Leave the pictures out and copy exactly the lines from the line containing "Give me the Plotly source for this chart." to the line containing "import plotly.graph_objects as go", both lines included.

____________________

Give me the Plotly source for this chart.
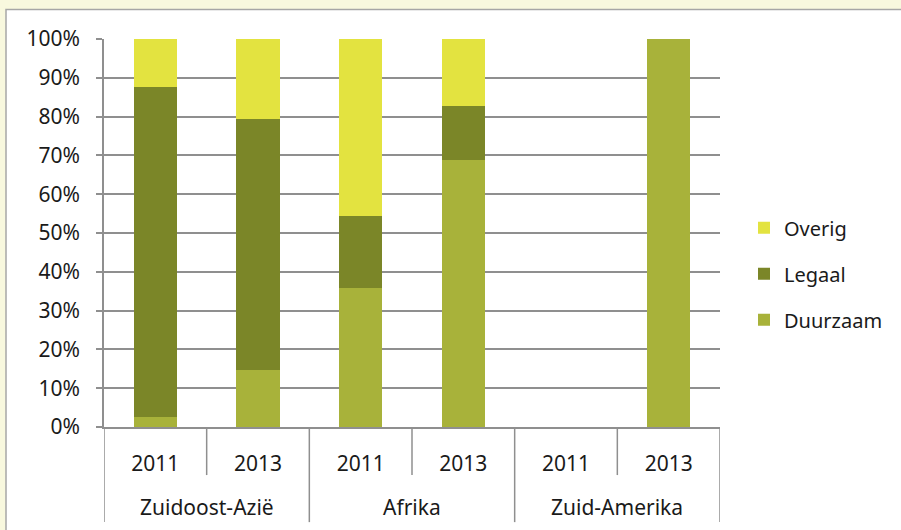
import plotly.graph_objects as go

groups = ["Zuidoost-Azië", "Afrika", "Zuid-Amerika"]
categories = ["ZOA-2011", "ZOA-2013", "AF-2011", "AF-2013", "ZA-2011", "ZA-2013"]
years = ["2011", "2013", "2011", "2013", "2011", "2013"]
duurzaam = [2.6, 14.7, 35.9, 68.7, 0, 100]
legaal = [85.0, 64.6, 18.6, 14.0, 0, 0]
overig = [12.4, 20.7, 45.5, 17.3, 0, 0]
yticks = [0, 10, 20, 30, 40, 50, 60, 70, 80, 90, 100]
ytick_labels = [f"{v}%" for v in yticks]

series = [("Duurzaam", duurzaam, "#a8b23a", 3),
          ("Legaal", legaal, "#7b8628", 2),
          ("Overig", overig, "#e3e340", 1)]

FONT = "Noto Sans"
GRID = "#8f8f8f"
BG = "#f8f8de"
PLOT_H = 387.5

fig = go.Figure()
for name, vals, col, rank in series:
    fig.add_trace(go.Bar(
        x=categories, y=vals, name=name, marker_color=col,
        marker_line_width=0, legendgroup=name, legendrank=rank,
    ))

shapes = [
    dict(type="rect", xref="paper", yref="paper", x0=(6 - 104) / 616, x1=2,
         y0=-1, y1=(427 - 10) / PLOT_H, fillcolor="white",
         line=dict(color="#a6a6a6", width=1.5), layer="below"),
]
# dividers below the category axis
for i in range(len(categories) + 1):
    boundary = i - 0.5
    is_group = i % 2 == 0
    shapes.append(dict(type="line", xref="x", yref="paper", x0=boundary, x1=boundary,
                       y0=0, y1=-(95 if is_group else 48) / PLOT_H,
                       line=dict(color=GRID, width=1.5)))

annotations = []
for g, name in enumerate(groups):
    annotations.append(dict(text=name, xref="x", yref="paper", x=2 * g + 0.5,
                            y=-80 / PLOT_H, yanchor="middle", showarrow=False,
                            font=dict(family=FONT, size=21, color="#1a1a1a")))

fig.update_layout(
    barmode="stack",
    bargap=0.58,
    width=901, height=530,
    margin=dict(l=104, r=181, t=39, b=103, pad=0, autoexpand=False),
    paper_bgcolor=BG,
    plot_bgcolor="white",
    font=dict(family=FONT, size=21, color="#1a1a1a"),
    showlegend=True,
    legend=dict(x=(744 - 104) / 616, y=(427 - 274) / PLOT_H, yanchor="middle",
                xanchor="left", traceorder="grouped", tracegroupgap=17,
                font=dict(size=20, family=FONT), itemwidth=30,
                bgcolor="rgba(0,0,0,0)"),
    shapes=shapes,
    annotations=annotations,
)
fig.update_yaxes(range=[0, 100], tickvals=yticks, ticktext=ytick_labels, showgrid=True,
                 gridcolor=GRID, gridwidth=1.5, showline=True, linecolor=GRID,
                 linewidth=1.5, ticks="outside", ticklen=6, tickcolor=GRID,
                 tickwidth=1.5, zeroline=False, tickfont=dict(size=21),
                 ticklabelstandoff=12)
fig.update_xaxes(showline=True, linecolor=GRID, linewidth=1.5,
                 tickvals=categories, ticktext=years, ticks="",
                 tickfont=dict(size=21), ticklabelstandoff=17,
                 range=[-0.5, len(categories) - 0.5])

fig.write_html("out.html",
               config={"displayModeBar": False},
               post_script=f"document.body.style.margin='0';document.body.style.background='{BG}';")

____________________

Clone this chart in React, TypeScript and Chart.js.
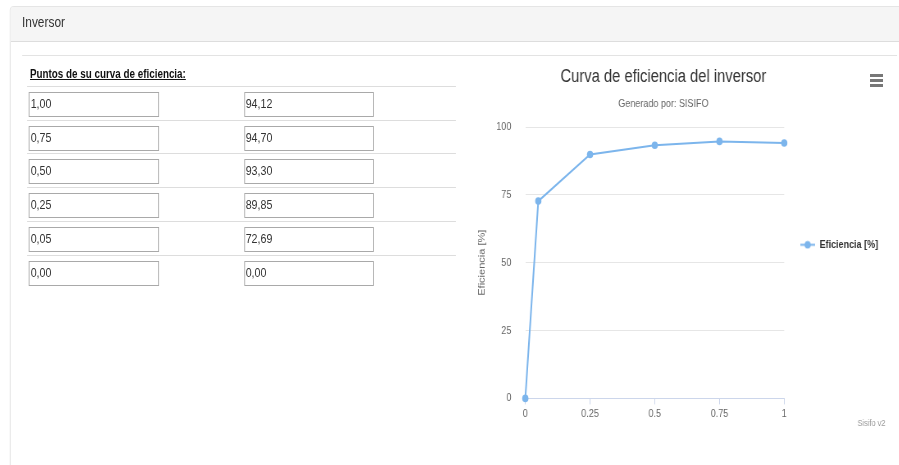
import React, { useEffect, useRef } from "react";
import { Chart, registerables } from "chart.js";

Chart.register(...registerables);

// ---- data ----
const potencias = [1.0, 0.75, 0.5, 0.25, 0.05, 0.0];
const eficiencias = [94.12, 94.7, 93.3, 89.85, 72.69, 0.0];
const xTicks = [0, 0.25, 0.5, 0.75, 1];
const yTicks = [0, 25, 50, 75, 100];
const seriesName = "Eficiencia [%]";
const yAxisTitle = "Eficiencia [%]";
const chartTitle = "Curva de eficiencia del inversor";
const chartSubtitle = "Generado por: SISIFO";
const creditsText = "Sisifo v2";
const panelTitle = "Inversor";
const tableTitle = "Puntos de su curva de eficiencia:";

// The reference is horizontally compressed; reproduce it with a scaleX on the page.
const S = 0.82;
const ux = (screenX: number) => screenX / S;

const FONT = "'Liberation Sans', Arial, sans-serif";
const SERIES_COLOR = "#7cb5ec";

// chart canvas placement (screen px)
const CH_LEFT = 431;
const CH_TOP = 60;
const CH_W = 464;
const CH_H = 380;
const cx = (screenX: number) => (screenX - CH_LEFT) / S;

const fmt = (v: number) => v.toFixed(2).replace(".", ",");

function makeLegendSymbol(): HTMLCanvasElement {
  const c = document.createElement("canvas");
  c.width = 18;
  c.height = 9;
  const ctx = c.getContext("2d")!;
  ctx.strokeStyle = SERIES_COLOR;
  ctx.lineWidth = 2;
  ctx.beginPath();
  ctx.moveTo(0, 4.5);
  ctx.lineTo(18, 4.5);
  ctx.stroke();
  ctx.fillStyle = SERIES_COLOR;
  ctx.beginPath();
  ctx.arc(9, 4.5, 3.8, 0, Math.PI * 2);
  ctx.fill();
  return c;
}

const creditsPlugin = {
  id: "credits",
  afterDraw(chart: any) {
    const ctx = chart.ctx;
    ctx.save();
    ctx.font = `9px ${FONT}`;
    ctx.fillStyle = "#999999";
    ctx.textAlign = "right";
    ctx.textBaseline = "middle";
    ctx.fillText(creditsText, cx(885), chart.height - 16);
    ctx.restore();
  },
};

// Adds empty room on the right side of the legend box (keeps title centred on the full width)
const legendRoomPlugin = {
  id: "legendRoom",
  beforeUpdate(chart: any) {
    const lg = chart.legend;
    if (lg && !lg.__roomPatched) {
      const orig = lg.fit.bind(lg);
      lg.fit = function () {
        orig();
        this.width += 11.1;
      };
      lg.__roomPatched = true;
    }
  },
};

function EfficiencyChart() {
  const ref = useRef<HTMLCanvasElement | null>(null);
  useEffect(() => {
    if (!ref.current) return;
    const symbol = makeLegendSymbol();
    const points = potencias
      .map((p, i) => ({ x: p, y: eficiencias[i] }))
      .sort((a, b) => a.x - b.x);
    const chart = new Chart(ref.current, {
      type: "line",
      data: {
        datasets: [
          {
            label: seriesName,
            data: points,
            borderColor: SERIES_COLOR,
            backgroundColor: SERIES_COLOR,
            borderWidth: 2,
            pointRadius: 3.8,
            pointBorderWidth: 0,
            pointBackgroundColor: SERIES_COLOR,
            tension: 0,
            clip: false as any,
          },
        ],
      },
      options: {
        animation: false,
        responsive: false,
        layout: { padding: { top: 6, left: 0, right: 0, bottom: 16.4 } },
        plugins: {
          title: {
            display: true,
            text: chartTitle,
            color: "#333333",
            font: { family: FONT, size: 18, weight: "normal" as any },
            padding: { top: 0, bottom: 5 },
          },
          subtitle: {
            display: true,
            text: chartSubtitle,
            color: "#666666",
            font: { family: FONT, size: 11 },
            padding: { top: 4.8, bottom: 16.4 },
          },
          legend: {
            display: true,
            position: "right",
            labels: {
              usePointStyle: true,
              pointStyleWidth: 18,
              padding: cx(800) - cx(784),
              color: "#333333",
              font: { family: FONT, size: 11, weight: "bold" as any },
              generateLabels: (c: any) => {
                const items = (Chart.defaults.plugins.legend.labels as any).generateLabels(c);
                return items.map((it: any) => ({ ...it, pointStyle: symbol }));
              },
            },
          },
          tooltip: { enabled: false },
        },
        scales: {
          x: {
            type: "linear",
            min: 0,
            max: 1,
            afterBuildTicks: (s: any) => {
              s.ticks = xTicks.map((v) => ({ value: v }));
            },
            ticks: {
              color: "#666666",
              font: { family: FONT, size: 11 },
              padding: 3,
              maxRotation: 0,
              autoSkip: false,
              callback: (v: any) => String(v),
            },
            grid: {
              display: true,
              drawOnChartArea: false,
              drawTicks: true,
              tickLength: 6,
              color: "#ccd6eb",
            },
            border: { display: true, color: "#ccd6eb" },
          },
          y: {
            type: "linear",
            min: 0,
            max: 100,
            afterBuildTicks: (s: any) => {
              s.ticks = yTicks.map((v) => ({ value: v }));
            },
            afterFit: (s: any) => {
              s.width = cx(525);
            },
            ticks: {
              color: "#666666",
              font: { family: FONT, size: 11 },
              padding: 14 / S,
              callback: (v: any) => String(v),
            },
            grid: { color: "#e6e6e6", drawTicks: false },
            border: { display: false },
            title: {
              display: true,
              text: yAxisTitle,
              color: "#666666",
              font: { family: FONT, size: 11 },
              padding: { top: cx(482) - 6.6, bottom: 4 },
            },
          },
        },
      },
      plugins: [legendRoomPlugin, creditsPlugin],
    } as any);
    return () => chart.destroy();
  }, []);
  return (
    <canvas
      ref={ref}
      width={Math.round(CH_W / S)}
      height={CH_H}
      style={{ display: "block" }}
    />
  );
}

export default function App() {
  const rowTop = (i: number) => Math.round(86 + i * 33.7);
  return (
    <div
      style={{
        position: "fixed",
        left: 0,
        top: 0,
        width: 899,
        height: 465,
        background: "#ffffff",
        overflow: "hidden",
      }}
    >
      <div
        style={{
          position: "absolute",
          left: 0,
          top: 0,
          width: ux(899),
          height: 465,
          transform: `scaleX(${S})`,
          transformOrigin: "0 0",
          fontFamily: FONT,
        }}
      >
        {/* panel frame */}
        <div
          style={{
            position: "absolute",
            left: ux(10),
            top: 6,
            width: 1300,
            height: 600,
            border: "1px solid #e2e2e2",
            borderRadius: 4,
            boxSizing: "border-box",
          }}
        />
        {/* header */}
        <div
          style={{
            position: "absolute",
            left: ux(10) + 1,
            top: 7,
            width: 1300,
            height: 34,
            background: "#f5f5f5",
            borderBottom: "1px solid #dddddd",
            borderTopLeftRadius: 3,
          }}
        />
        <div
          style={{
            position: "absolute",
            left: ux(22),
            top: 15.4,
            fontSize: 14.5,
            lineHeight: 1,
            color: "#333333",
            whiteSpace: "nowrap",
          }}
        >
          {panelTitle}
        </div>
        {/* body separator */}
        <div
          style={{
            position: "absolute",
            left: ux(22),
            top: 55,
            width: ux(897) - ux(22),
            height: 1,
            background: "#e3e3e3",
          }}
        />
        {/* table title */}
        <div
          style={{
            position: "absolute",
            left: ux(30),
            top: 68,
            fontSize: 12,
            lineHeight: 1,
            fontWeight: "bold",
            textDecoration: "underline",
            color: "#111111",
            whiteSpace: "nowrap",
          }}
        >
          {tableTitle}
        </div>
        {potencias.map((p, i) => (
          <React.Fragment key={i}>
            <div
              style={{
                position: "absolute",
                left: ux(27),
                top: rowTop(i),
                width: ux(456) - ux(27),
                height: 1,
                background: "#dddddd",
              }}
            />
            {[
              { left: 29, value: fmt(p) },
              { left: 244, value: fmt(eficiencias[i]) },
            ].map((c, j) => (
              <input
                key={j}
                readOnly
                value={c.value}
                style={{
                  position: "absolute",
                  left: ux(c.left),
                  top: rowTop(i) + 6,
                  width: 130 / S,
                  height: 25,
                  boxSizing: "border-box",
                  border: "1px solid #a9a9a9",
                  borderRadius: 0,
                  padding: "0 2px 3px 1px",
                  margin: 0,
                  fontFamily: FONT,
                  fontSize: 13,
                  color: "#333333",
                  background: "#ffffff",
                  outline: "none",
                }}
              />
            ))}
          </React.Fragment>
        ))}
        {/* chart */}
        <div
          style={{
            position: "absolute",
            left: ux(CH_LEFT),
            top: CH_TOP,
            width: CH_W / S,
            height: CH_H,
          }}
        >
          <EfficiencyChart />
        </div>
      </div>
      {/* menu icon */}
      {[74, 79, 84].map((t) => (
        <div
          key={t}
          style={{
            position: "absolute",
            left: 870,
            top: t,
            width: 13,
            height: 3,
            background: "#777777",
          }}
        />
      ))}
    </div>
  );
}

____________________

*COMPLETE RESPONSE:*
Give me the Plotly source for this chart.
import plotly.graph_objects as go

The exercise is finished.